I think the passage in question, MMK 7:3 is a bit more straight-forward than you're interpretation of it seems to imply (an odd sentence to write!). Essentially, all that is at stake here is an infinite regress.
Birth (utpāda / skye), abiding (sthiti / gnas), and perishing (vyaya / 'jig) are the characteristics typically ascribed by Mahayana Buddhism to compounded or conditioned things (saṃskṛta / 'dus byas).
The guiding question of the first part of this parīkṣā seems to be: are the characteristics of conditioned things themselves conditioned? And if not, how are they to be explained.
Thus, at MMK 7:1, Nagarjuna states: "If birth were compounded, it would possess the three characteristics [of a compound]." Assuming birth (and, we might add, the other characteristics) is a compound seems patently absurd, for then this characteristics would be characterised by themselves (i.e., to explain birth, one would have to refer to birth). But then, this raises precisely the problem that Nagarjuna goes on to pose "If birth were uncompounded, how would it be a characteristic of a compound?"
One obvious way out, is to argue that the three characteristics might not need to act as one, so, for example, we might be able to explain birth in terms of abiding or perishing. Hence, at 7:2, Nagarjuna cuts off this possibility by stating: "The three such as birth cannot individually be that which characterises compounds."
If the characteristics of compounded cannot themselves be compounds and if the characteristics cannot be used to determine one another, then a third possibility opens up: that these characteristics (birth, abiding , and perishing) are themselves the product of other, yet more basic characteristics. This is the thought that 7:3 gives an answer to: if we are to posit that the characteristics of compounds are themselves compounds of yet more basic characteristics, where does this cycle end?

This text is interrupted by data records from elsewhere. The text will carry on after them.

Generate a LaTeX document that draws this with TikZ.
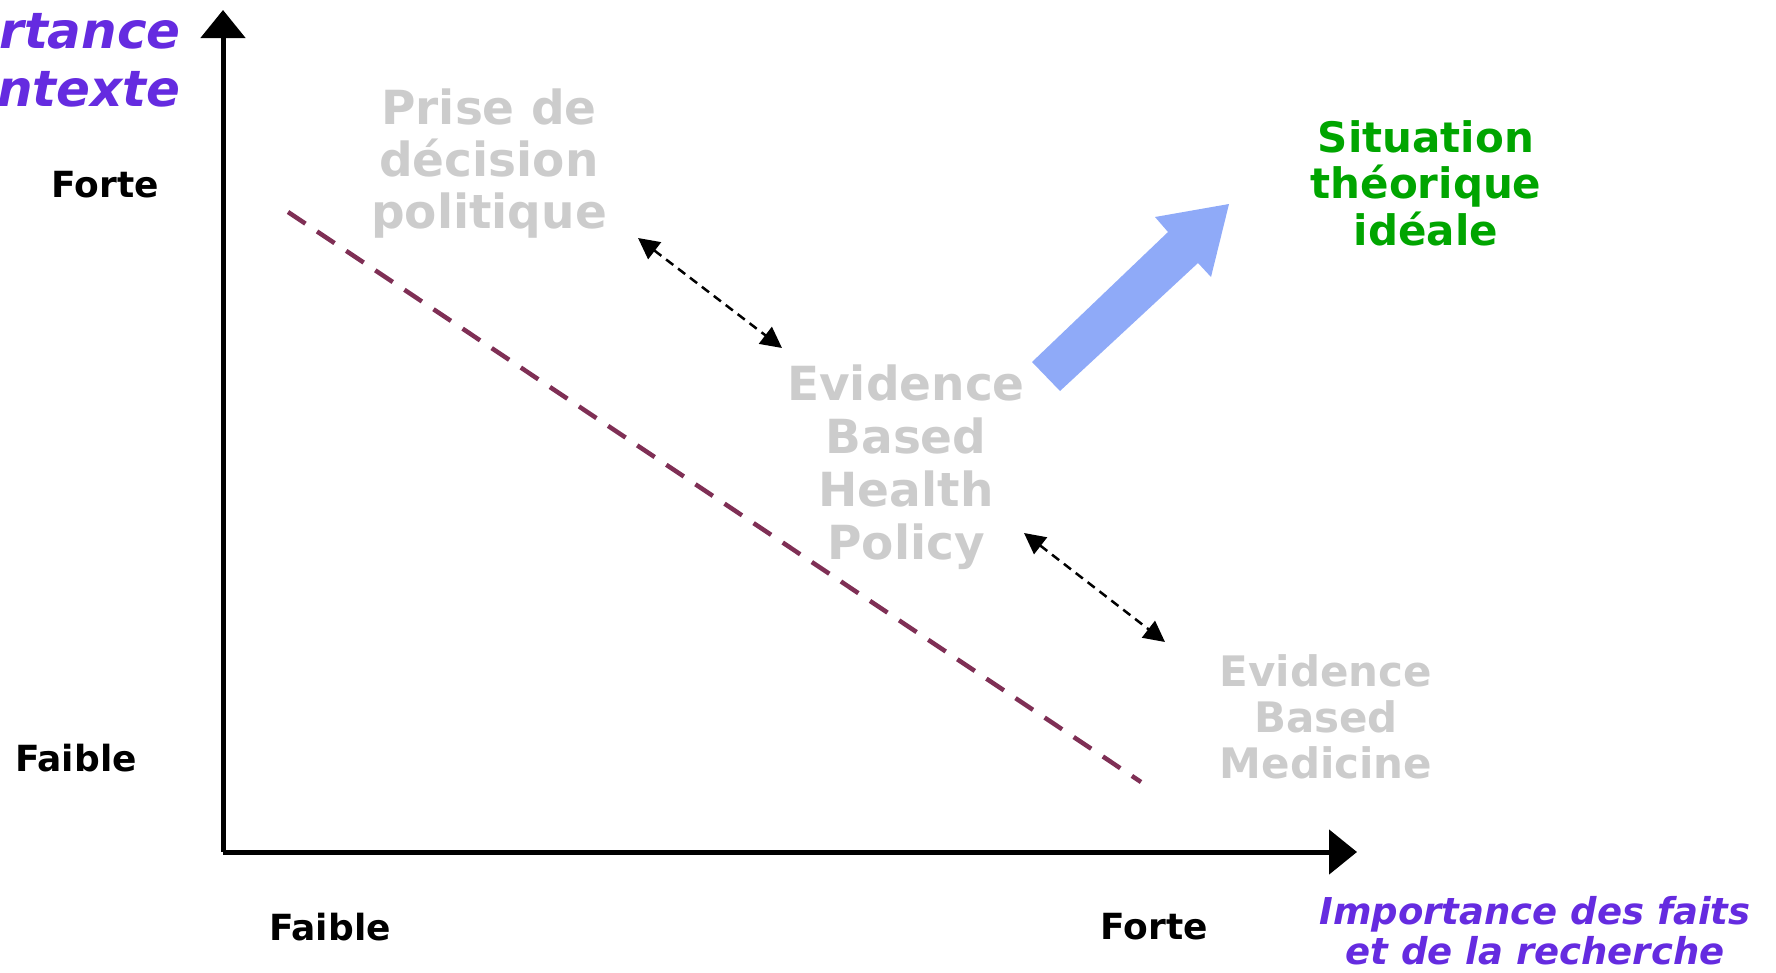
\documentclass[tikz,border=0pt]{standalone}
\usepackage{fontspec}
\setmainfont{DejaVu Sans}
\usetikzlibrary{arrows.meta}
\definecolor{axisviolet}{RGB}{101,43,224}
\definecolor{faded}{RGB}{204,204,204}
\definecolor{idealgreen}{RGB}{0,165,0}
\definecolor{arrowblue}{RGB}{143,170,248}
\definecolor{limitred}{RGB}{127,47,85}
\begin{document}
\begin{tikzpicture}[x=1pt,y=-1pt,
    axis/.style={line width=5pt,-{Triangle[length=28pt,width=44pt]}},
    link/.style={line width=2.5pt,dash pattern=on 9pt off 6pt,{Triangle[length=21pt,width=21pt]}-{Triangle[length=21pt,width=21pt]}},
    tick/.style={font=\fontsize{36}{40}\selectfont\bfseries},
    title/.style={text=axisviolet,align=center,inner sep=0pt},
    stage/.style={text=faded,align=center,inner sep=0pt}]
    \useasboundingbox (0,0) rectangle (1776,972);
    % Axes
    \coordinate (O) at (223,852);
    \coordinate (ytop) at (223,10);
    \coordinate (xend) at (1357,852);
    \draw[axis] (O) -- (ytop);
    \draw[axis] (O) -- (xend);
    % Axis labels
    \node[title,anchor=east,align=right,font=\fontsize{50}{58}\selectfont\bfseries\itshape] (ylabel) at (181,60) {Importance\\du contexte};
    \node[title,font=\fontsize{37}{40}\selectfont\bfseries\itshape] (xlabel) at (1535,931) {Importance des faits\\et de la recherche};
    \node[tick] (yhigh) at (105,185) {Forte};
    \node[tick] (ylow) at (76,758) {Faible};
    \node[tick] (xlow) at (330,927) {Faible};
    \node[tick] (xhigh) at (1154,927) {Forte};
    % Limit
    \coordinate (limA) at (288,212);
    \coordinate (limB) at (1141,782);
    \draw[limitred,line width=4.5pt,dash pattern=on 21pt off 14pt] (limA) -- (limB);
    % Stages
    \node[stage,font=\fontsize{47}{52}\selectfont\bfseries] (politique) at (489,164) {Prise de\\décision\\politique};
    \node[stage,font=\fontsize{47}{53}\selectfont\bfseries] (ebhp) at (906,467) {Evidence\\Based\\Health\\Policy};
    \node[stage,font=\fontsize{42}{46}\selectfont\bfseries] (ebm) at (1326,717) {Evidence\\Based\\Medicine};
    \node[text=idealgreen,align=center,inner sep=0pt,font=\fontsize{42}{46.5}\selectfont\bfseries] (ideal) at (1426,183) {Situation\\théorique\\idéale};
    % Links
    \coordinate (linkA1) at (638,238);
    \coordinate (linkA2) at (782,348);
    \coordinate (linkB1) at (1024,533);
    \coordinate (linkB2) at (1165,642);
    \draw[link] (linkA1) -- (linkA2);
    \draw[link] (linkB1) -- (linkB2);
    % Progress arrow
    \fill[arrowblue] (1032,362) -- (1168,232) -- (1155,217) -- (1229,204) -- (1211,277) -- (1198,263) -- (1060,391) -- cycle;
\end{tikzpicture}
\end{document}
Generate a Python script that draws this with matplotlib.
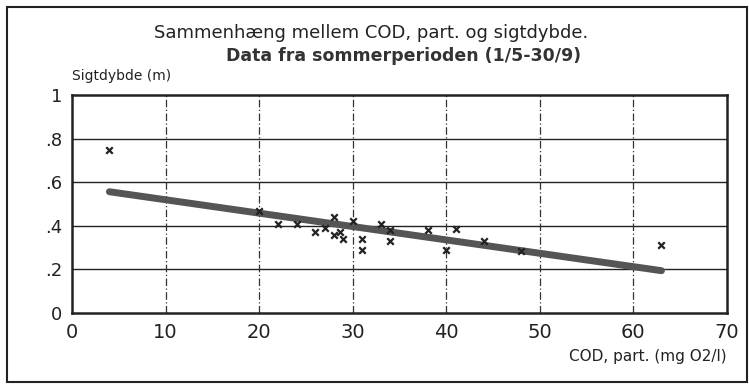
import numpy as np
import matplotlib.pyplot as plt
from matplotlib.patches import Rectangle

# COD, particulate (mg O2/l) vs Secchi depth (m), summer data
cod = [4, 20, 22, 24, 26, 27, 28, 28, 28.6, 29, 30, 31, 31, 33, 34, 34, 38, 40, 41, 44, 48, 63]
sigt = [0.75, 0.47, 0.41, 0.41, 0.37, 0.39, 0.44, 0.36, 0.37, 0.34, 0.42, 0.34, 0.29,
        0.41, 0.38, 0.33, 0.38, 0.29, 0.385, 0.33, 0.285, 0.31]

xticks = [0, 10, 20, 30, 40, 50, 60, 70]
yticks = [0, 0.2, 0.4, 0.6, 0.8, 1.0]
ylabels = ['0', '.2', '.4', '.6', '.8', '1']

# linear fit drawn over the range of the data
k, m = np.polyfit(cod, sigt, 1)
xfit = np.array([min(cod), max(cod)])
yfit = k * xfit + m

fig = plt.figure(figsize=(7.49, 3.87), dpi=100)
ax = fig.add_axes([0.0961, 0.1912, 0.8745, 0.5633])

# frame round the whole figure
fig.patches.append(Rectangle((0.009, 0.012), 0.988, 0.97, transform=fig.transFigure,
                             fill=False, edgecolor='#222222', linewidth=1.5))

for y in yticks[1:-1]:
    ax.axhline(y, color='#222222', linewidth=1.0, zorder=1)
for x in xticks[1:-1]:
    ax.axvline(x, color='#333333', linewidth=0.9, linestyle=(0, (6, 2, 1, 2)), zorder=1)

ax.plot(xfit, yfit, color='#555555', linewidth=5, solid_capstyle='round', zorder=2)
ax.scatter(cod, sigt, marker='x', color='#222222', s=22, linewidths=1.6, zorder=3)

ax.set_xlim(0, 70)
ax.set_ylim(0, 1)
ax.set_xticks(xticks)
ax.set_xticklabels([str(v) for v in xticks], fontsize=14)
ax.set_yticks(yticks)
ax.set_yticklabels(ylabels, fontsize=13)
ax.tick_params(length=0, pad=7, colors='#222222')
for s in ax.spines.values():
    s.set_linewidth(1.8)
    s.set_color('#222222')

fig.text(0.495, 0.915, 'Sammenhæng mellem COD, part. og sigtdybde.', ha='center', va='center',
         fontsize=13, color='#222222')
fig.text(0.539, 0.855, 'Data fra sommerperioden (1/5-30/9)', ha='center', va='center',
         fontsize=12.5, fontweight='bold', color='#333333')
fig.text(0.096, 0.803, 'Sigtdybde (m)', ha='left', va='center', fontsize=10, color='#222222')
fig.text(0.97, 0.078, 'COD, part. (mg O2/l)', ha='right', va='center', fontsize=11, color='#222222')

fig.savefig('out.png', dpi=100)
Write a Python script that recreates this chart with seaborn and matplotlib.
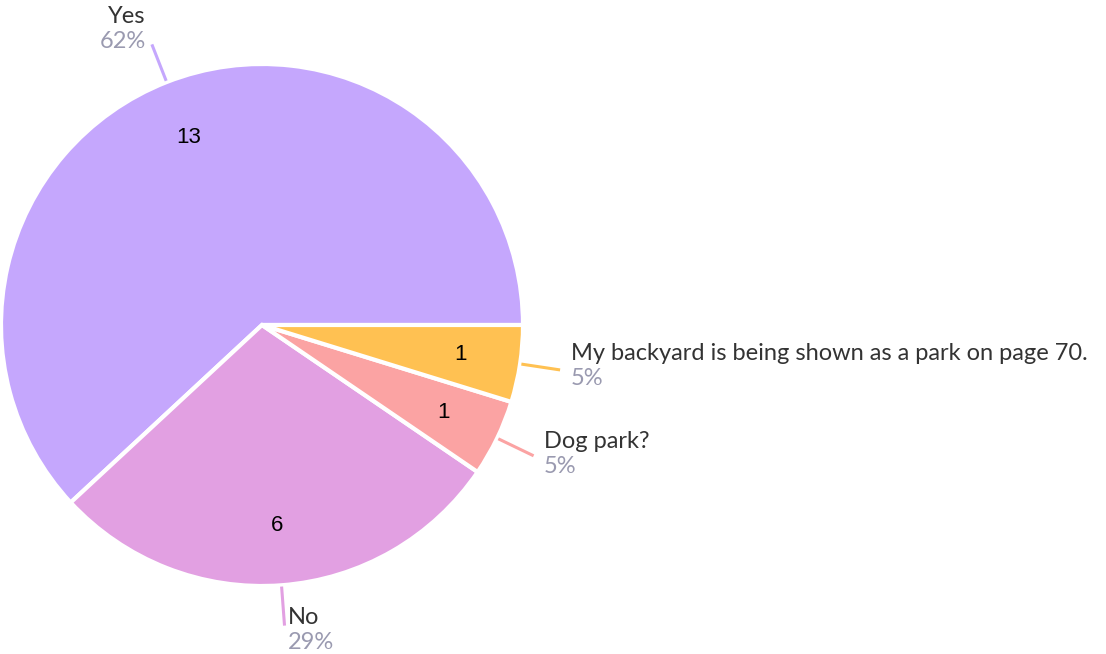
import numpy as np
import matplotlib
matplotlib.use("Agg")
import matplotlib.pyplot as plt
import seaborn as sns

# data
labels = ["Yes", "No", "Dog park?", "My backyard is being shown as a park on page 70."]
counts = [13, 6, 1, 1]
colors = ["#C5A7FD", "#E2A0E2", "#FBA3A3", "#FFC152"]

sns.set_theme(style="white")
plt.rcParams['font.family'] = ['Lato', 'DejaVu Sans']

W, H = 1106, 654
fig = plt.figure(figsize=(W / 100, H / 100), dpi=100)
ax = fig.add_axes([0, 0, 1, 1])

cx, cy, R = 262, H - 325, 261
total = sum(counts)

wedges, _, autotexts = ax.pie(
    counts, colors=colors, startangle=0, counterclock=True,
    center=(cx, cy), radius=R, frame=True,
    autopct=lambda p: f"{round(p * total / 100)}", pctdistance=0.77,
    wedgeprops=dict(edgecolor="white", linewidth=3),
    textprops=dict(color="black", fontsize=16, family=['Liberation Sans']),
)
ax.set_xlim(0, W)
ax.set_ylim(0, H)
ax.axis("off")

# leader lines + labels
for w, lab, n, col in zip(wedges, labels, counts, colors):
    ang = np.deg2rad((w.theta1 + w.theta2) / 2)
    c, s = np.cos(ang), np.sin(ang)
    x0, y0 = cx + 1.005 * R * c, cy + 1.005 * R * s
    x1, y1 = cx + 1.155 * R * c, cy + 1.155 * R * s
    ax.plot([x0, x1], [y0, y1], color=col, lw=2.2, solid_capstyle="butt")
    dx = 3 + 8 * abs(c)
    ha = "left" if c > 0 else "right"
    tx = x1 + dx if c > 0 else x1 - dx
    off = -18.4 - 10.4 * s
    ax.text(tx, y1 - off, lab, ha=ha, va="center", fontsize=17, color="#333333")
    ax.text(tx, y1 - off - 25, f"{n / total * 100:.0f}%", ha=ha, va="center",
            fontsize=17, color="#9A9AB0")

fig.savefig("out.png", dpi=100)
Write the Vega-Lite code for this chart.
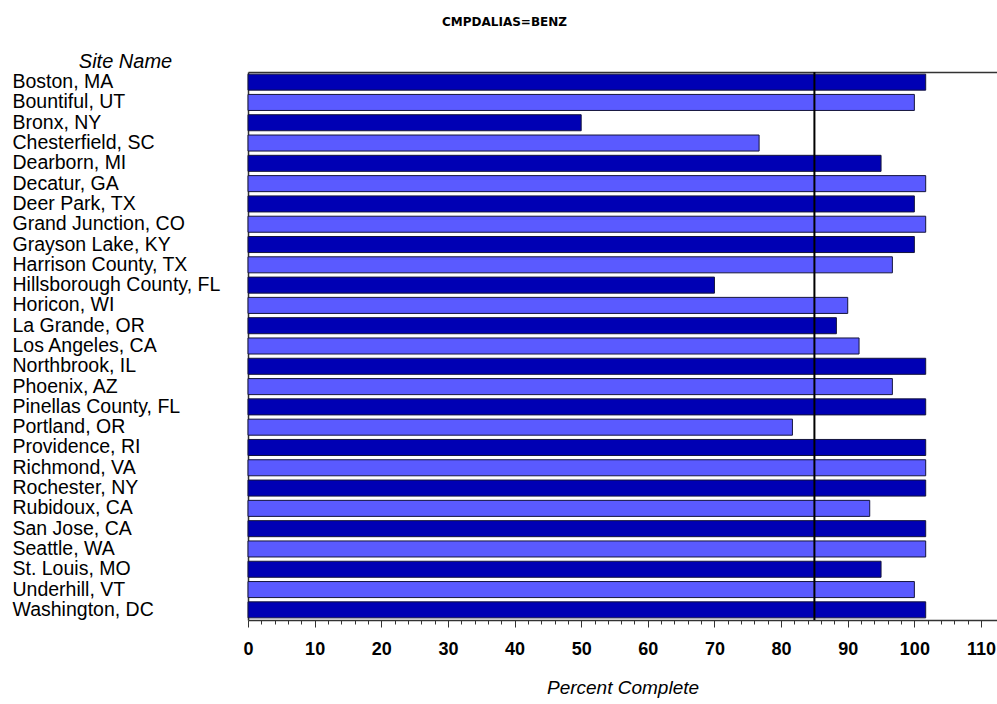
{
  "$schema": "https://vega.github.io/schema/vega-lite/v6.json",
  "autosize": "none",
  "width": 749,
  "height": 548,
  "padding": {"left": 248, "top": 72, "right": 0, "bottom": 84},
  "background": "white",
  "title": {"text": "CMPDALIAS=BENZ", "font": "DejaVu Sans", "fontSize": 12, "fontWeight": "bold", "color": "black", "anchor": "middle", "frame": "bounds", "offset": 22},
  "config": {"view": {"stroke": null}, "font": "Liberation Sans"},
  "resolve": {"axis": {"x": "independent"}},
  "data": {"values": [
    {"site": "Boston, MA", "pct": 101.7},
    {"site": "Bountiful, UT", "pct": 100},
    {"site": "Bronx, NY", "pct": 50},
    {"site": "Chesterfield, SC", "pct": 76.7},
    {"site": "Dearborn, MI", "pct": 95},
    {"site": "Decatur, GA", "pct": 101.7},
    {"site": "Deer Park, TX", "pct": 100},
    {"site": "Grand Junction, CO", "pct": 101.7},
    {"site": "Grayson Lake, KY", "pct": 100},
    {"site": "Harrison County, TX", "pct": 96.7},
    {"site": "Hillsborough County, FL", "pct": 70},
    {"site": "Horicon, WI", "pct": 90},
    {"site": "La Grande, OR", "pct": 88.3},
    {"site": "Los Angeles, CA", "pct": 91.7},
    {"site": "Northbrook, IL", "pct": 101.7},
    {"site": "Phoenix, AZ", "pct": 96.7},
    {"site": "Pinellas County, FL", "pct": 101.7},
    {"site": "Portland, OR", "pct": 81.7},
    {"site": "Providence, RI", "pct": 101.7},
    {"site": "Richmond, VA", "pct": 101.7},
    {"site": "Rochester, NY", "pct": 101.7},
    {"site": "Rubidoux, CA", "pct": 93.3},
    {"site": "San Jose, CA", "pct": 101.7},
    {"site": "Seattle, WA", "pct": 101.7},
    {"site": "St. Louis, MO", "pct": 95},
    {"site": "Underhill, VT", "pct": 100},
    {"site": "Washington, DC", "pct": 101.7}
  ]},
  "layer": [
    {
      "transform": [{"window": [{"op": "row_number", "as": "idx"}]}],
      "mark": {"type": "bar", "stroke": "#14143c", "strokeWidth": 1},
      "encoding": {
        "y": {
          "field": "site", "type": "nominal", "sort": null,
          "scale": {"paddingInner": 0.21, "paddingOuter": 0.105},
          "axis": {
            "title": "Site Name", "titleAngle": 0, "titleX": -123, "titleY": -5,
            "titleAlign": "center", "titleBaseline": "alphabetic",
            "titleFontStyle": "italic", "titleFontWeight": "normal", "titleFontSize": 20, "titleColor": "black",
            "labelAlign": "left", "labelPadding": 236, "ticks": false, "tickSize": 0,
            "labelFontSize": 19.5, "labelColor": "black", "labelLimit": 300, "labelBaseline": "middle",
            "domainColor": "#333", "domainWidth": 1.5
          }
        },
        "x": {
          "field": "pct", "type": "quantitative",
          "scale": {"domain": [0, 112.4], "nice": false},
          "axis": {
            "orient": "bottom",
            "values": [0,2,4,6,8,10,12,14,16,18,20,22,24,26,28,30,32,34,36,38,40,42,44,46,48,50,52,54,56,58,60,62,64,66,68,70,72,74,76,78,80,82,84,86,88,90,92,94,96,98,100,102,104,106,108,110],
            "labelExpr": "datum.value % 10 === 0 ? datum.label : ''",
            "tickSize": {"condition": {"test": "datum.value % 10 === 0", "value": 7}, "value": 4},
            "tickColor": "#333", "domainColor": "#333", "domainWidth": 1.5,
            "labelFontSize": 18, "labelFontWeight": "bold", "labelColor": "black", "labelPadding": 13,
            "labelFlush": false, "labelOverlap": false, "grid": false,
            "title": "Percent Complete", "titleFontStyle": "italic", "titleFontWeight": "normal",
            "titleFontSize": 19, "titleColor": "black", "titleY": 73, "titleBaseline": "alphabetic"
          }
        },
        "color": {"condition": {"test": "datum.idx % 2 === 1", "value": "#0000B4"}, "value": "#5A5AFF"}
      }
    },
    {
      "data": {"values": [{"ref": 85}]},
      "mark": {"type": "rule", "color": "black", "strokeWidth": 2},
      "encoding": {
        "x": {"field": "ref", "type": "quantitative",
          "axis": {"orient": "top", "labels": false, "ticks": false, "title": null, "domain": true, "domainColor": "#333", "domainWidth": 1.5, "grid": false}}
      }
    }
  ]
}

Your interpretation of 7:3 seems to import a range of concepts I find troubling. First, you seem to reify the "this," a term that does not exist in the Tibetan. Thus, for example, Garfield, also working from the Tibetan texts, translates MMK 7:3 as:
If arising, abiding, and ceasing
Have characteristics other than those of the produced,
There would be an infinite regress.
"This" in Batchelor's translation is merely a shorthand for "this argument" or "this way of thinking."
Second, you seem to create a distinction between internal time and some sort of external time that does not sound like anything I'm familiar with in Nagarjuna---although I can see where it makes sense in the Western philosophical tradition (so Bergson and Husserl make similar divisions of time).
Third, the phrase "constituted by the transcendental ego" is far too Kantian to properly belong to this context, and I have no idea how one could reconcile the idea of a transcendental ego with anātman.
Fourth, note that it would seem more accurate to say that time simpliciter---that is, in both its "internal" and "external" aspects---is a conceptual construction (see, e.g. MMK 19). Note, however, that it is important to realise that they fact that things are "conceptual constructions" does not make them false. They are, rather, empty.